Clinical Practice and Government Health/Environmental Policy (National and International): Reproductive potential and stress impacts on Health and Wellbeing in our modern society with significant social and economic consequences. Although the proposed research focuses on elucidating the mechanisms underlying the control of pubertal timing and the impact of stress on pubertal development, these studies have broader relevance to Health and Wellbeing in general because of the long-term consequences of altered pubertal timing, including gynaecological disorders, cardiovascular disease, autoimmune disease, diabetes, mental health disease and cancer.

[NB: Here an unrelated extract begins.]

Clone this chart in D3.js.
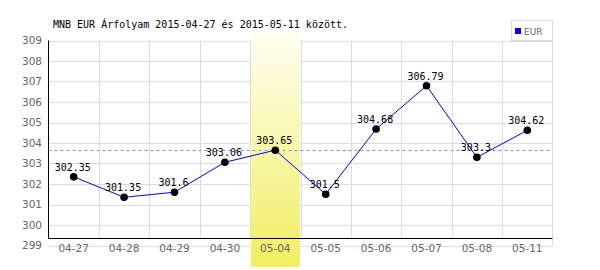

Through associations between stress and puberty onset this proposal is also relevant to the increasing concern, as demonstrated by UK Government's report on anti-poverty strategies, on the long-term social and health consequences of early dysfunctional family life and child poverty. Modern society presents many other potentially stressful challenges for our children and young people such as, unprecedented 24-hour access to the internet and social media which can lead to increased levels of anxiety, cyberbullying and sleep deprivation. High levels of anxiety and exam-related stress in schools has led to a 200% rise in requests for counselling (NSPCC, May 2015). Psychosocial stress, especially, parental dysfunction, divorce, parent-child conflict, and physical, sexual and emotional abuse, impact on children's health and wellbeing, as acknowledged in the Department of Health's report, "Future in Mind" (17 March 2015) and other UK Government reports, and there is clear evidence linking these life events to heightened risk of early or delayed puberty. Additionally, mode of action for several herbicides and environmental contaminants on reproductive potential is via stress related hormones and the research has the potential to benefit environmental agencies and could influence policy and legislation within local government. Overall, this project has the potential to have an impact on the health of the nation, and of relevance to the MRC's Strategic important area of 'lifelong health and ageing'.
Pharmaceutical Sector: The implications for adult reproductive function and in particular the adverse effects of environmental perturbation on puberty onset could benefit the pharmaceutical sector in the long-term with the potential for development of novel therapeutics to precipitate or delay puberty, and for treating global problems associated with stress in humans, with health and wealth sequelae.
Media, Educational Programmes and Schools: The current interest in Health and Wellbeing TV and radio programmes could benefit from this research by provision of scientific data and knowledge on stress and reproductive physiology that could potentially contribute to the general education of viewers and listeners. School curricula might benefit through material provided via websites such as "Practical Biology" sponsored by the Royal Society of Biology, British Society for Neuroendocrinology and others.